Township gives $10,000
Lyons grant helps Greater Chicago Food Depository
By Steve Metsch
Lyons Township residents finding themselves in need will be helped thanks to a recently approved grant.
The township’s board of trustees at its May 12 meeting approved a $10,000 grant to the Greater Chicago Food Depository.
The grant helps support the food depository’s 12 mobile food pantry visits to the township in the next year.
Supervisor Christopher Getty said the township has “had a long-standing relationship and partnership with the Greater Chicago Food Depository and the (Hinsdale-based) Community Memorial Foundation.”
The mobile pantry offers free fresh fruit, vegetables and non-perishable groceries. Participants are recommended to bring their own bags.
“This year is no different than years past,” Getty said. “We’re looking to make sure that the underserved get food and support on behalf of the Township of Lyons and the General Assistance Fund.”
The trustees unanimously approved the grant.
The mobile pantry visits from 3:30 to 5:30 p.m. on the third Tuesday of each month.
The next visit will be at St. Blase Church, 7438 W. 61st Place in Summit, on July 21. The mobile pantry will also visit there Oct. 20, Dec. 15 and April 20.
The village of Hodgkins will welcome the pantry to 9096 Joliet Road on Aug. 18, Nov. 17, Feb. 16 and May 18.
The mobile pantry will visit the Justice Village Hall, 7800 Archer Road, on Sept. 15, Jan. 19, March 16 and June 15.
For more information, call the Greater Chicago Food Depository at 773-247-3663.
In other business, the board approved a contract to pay Duck’s Landscaping $180 per month for maintenance outside the town hall. That’s up $10 per month from last year, Getty said.
“They’re a longtime vendor,” Getty said. “They’ve been doing our landscaping, mowing and maintenance for quite some time … They usually serve the town hall for six to seven months of the year.”
Township Clerk Mike Porfirio said five bids were opened on May 6 for road resurfacing projects. Highway Commissioner Sean McDermott listed the resurfacing projects:
- 52nd Place east of Willow Springs Road near La Grange Hospital. The township owns 30 percent of the street and La Grange 70 percent, McDermott said.
- 63rd Street, Sunset to Blackstone.
- 65th Street, Willow Springs Road to Laurel.
- Timberview Lane west of Wolf Road.
- Edgewood Avenue, 54th Place to 54th Street.
- Harvey Avenue, 58th Place to 55th Place.
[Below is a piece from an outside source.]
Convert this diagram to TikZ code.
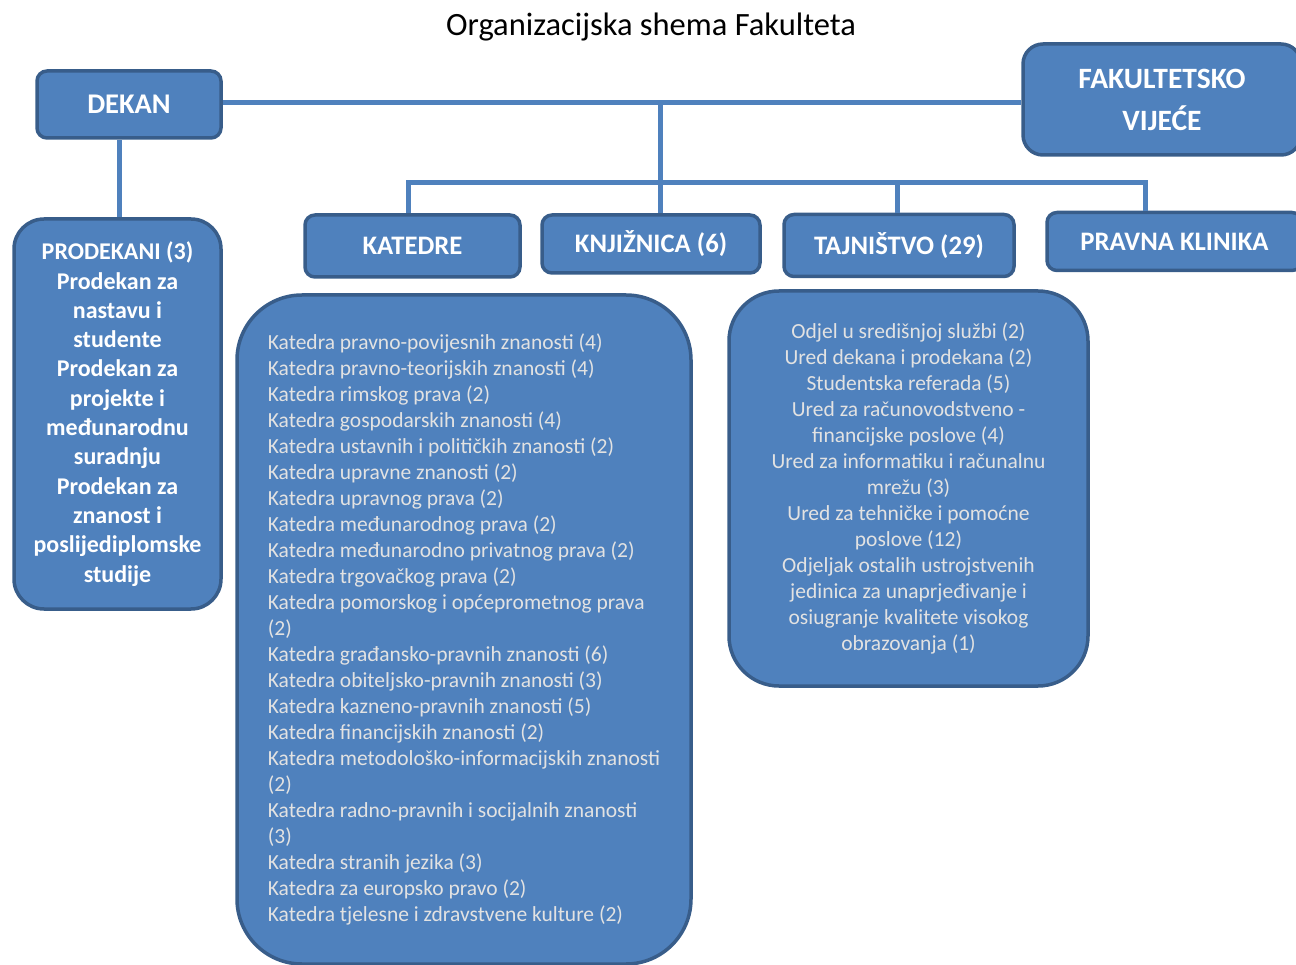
\documentclass[tikz,border=0pt]{standalone}
\usepackage{fontspec}
\setmainfont{Carlito}
\definecolor{unitblue}{HTML}{4F81BD}
\definecolor{unitedge}{HTML}{385D8A}
\definecolor{listgray}{HTML}{E2E2E2}
\begin{document}
\begin{tikzpicture}
  [x=1pt,y=-1pt,
   unit/.style=
     {draw=unitedge,fill=unitblue,line width=3.5pt,rounded corners=10pt,
      text=white,inner sep=0pt,align=center,
      font=\bfseries\fontsize{26.7}{30}\selectfont},
   listbox/.style=
     {draw=unitedge,fill=unitblue,line width=3.5pt,text=listgray,
      inner sep=0pt,font=\fontsize{21.5}{26}\selectfont},
   link/.style=
     {draw=unitblue,line width=5pt,line join=miter}
  ]
  \useasboundingbox (0,0) rectangle (1296,965);
  \node[font=\fontsize{32.5}{38}\selectfont] (title) at (651,27.5)
    {Organizacijska shema Fakulteta};
  \node[unit,minimum width=184pt,minimum height=67pt,
    font=\bfseries\fontsize{28.5}{30}\selectfont] (dekan)
    at (129,104.5) {DEKAN};
  \node[unit,minimum width=278pt,minimum height=111pt,rounded corners=20pt,
    font=\bfseries\fontsize{29.5}{42}\selectfont] (vijece)
    at (1162,99.5) {FAKULTETSKO\\VIJEĆE};
  \node[unit,minimum width=207pt,minimum height=390pt,rounded corners=30pt,
    font=\bfseries\fontsize{24}{29.3}\selectfont] (prodekani)
    at (117.5,414) {PRODEKANI (3)\\Prodekan za\\nastavu i\\studente\\
      Prodekan za\\projekte i\\međunarodnu\\suradnju\\Prodekan za\\
      znanost i\\poslijediplomske\\studije};
  \node[unit,minimum width=215pt,minimum height=62pt] (katedre)
    at (412.5,246) {KATEDRE};
  \node[unit,minimum width=218pt,minimum height=58pt] (knjiznica)
    at (651,244) {KNJIŽNICA (6)};
  \node[unit,minimum width=230pt,minimum height=62pt] (tajnistvo)
    at (899,245.5) {TAJNIŠTVO (29)};
  \node[unit,minimum width=255pt,minimum height=58pt] (klinika)
    at (1174.5,241.5) {PRAVNA KLINIKA};
  \node[listbox,minimum width=454pt,minimum height=669pt,
    rounded corners=65pt,align=left] (katlist)
    at (464,629.5) {Katedra pravno-povijesnih znanosti (4)\\
      Katedra pravno-teorijskih znanosti (4)\\
      Katedra rimskog prava (2)\\
      Katedra gospodarskih znanosti (4)\\
      Katedra ustavnih i političkih znanosti (2)\\
      Katedra upravne znanosti (2)\\
      Katedra upravnog prava (2)\\
      Katedra međunarodnog prava (2)\\
      Katedra međunarodno privatnog prava (2)\\
      Katedra trgovačkog prava (2)\\
      Katedra pomorskog i općeprometnog prava\\
      (2)\\
      Katedra građansko-pravnih znanosti (6)\\
      Katedra obiteljsko-pravnih znanosti (3)\\
      Katedra kazneno-pravnih znanosti (5)\\
      Katedra financijskih znanosti (2)\\
      Katedra metodološko-informacijskih znanosti\\
      (2)\\
      Katedra radno-pravnih i socijalnih znanosti\\
      (3)\\
      Katedra stranih jezika (3)\\
      Katedra za europsko pravo (2)\\
      Katedra tjelesne i zdravstvene kulture (2)};
  \node[listbox,minimum width=359pt,minimum height=395pt,
    rounded corners=50pt,align=center] (tajlist)
    at (908.5,488.5) {Odjel u središnjoj službi (2)\\
      Ured dekana i prodekana (2)\\
      Studentska referada (5)\\
      Ured za računovodstveno -\\
      financijske poslove (4)\\
      Ured za informatiku i računalnu\\
      mrežu (3)\\
      Ured za tehničke i pomoćne\\
      poslove (12)\\
      Odjeljak ostalih ustrojstvenih\\
      jedinica za unaprjeđivanje i\\
      osiugranje kvalitete visokog\\
      obrazovanja (1)};
  \coordinate (hub) at (660,103);
  \coordinate (barL) at (408,183);
  \coordinate (barT) at (897,183);
  \coordinate (barR) at (1145,183);
  \draw[link] (dekan.east |- hub) -- (hub) -- (hub -| vijece.west);
  \draw[link] (hub) -- (hub |- knjiznica.north);
  \draw[link] (barL |- katedre.north) -- (barL) -- (barR)
    -- (barR |- klinika.north);
  \draw[link] (barT) -- (barT |- tajnistvo.north);
  \draw[link] (prodekani.north -| 119,0) -- (dekan.south -| 119,0);
\end{tikzpicture}
\end{document}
- Patching portions of Linden Avenue.
The lowest bidder was Schroeder Asphalt Service, which will be paid $295,800, Porfirio said.
The most pressing need may be found on 52nd Place. There, the township will handle the paving and La Grange will reimburse the township for 70 percent of the cost, McDermott said.
“The residents on the south side of 52nd Place are all La Grange Highlands residents, and they’ve been rather unhappy for many years of the condition of the road,” McDermott said. “We’ll get it fixed this year.”
Trustee Colleen Kelly, who oversees senior services, praised the township’s bus drivers for their service.
“They go out there every day,” Kelly said. “I give them a lot of credit for it I’m proud to have them in the township as drivers.”
Drivers are following CDC guidelines when trying to stop spread of the coronavirus, Kelly said.
“They are disinfecting the buses, wearing their masks, bringing all the passengers to much-needed medical appointments,” Kelly said. “They’ve slowed down on grocery and food trips except for those people who have no support.”
Getty said the annual summer youth employment program is still being operated this year.
“We’ve been coming up with some basic parameters,” Getty told the trustees. “We going to hold the program to 18 years or order. With the COVID-19 going on, we didn’t want to have a youth who is 16 or 17 working for the township, contract this and get sick and have a bad situation.”
“Additionally, we’re looking to continue our history of paying $1 above minimum wage, which would be $11.50 this year,” Getty said. “So far, the interest has been very light.”
Getty noted that some government agencies may be closed by the pandemic, but the township “will work to get these people placed and make sure they do have a job once we get them up and hired.”
Applications are available at the township website.
Kelly said, “It’s the right idea to change it to 18 years old.” But she suggested the age limit could be lowered to 16, if pandemic restrictions are relaxed in the summer.
Getty said that the minimum age for the jobs program could be lowered back to 16 if the pandemic is brought under better control this summer.
A public hearing for the township budgets will be held by teleconferencing at 6 p.m. today.
The township board’s next meeting is set for 6 p.m. June 9, by teleconference.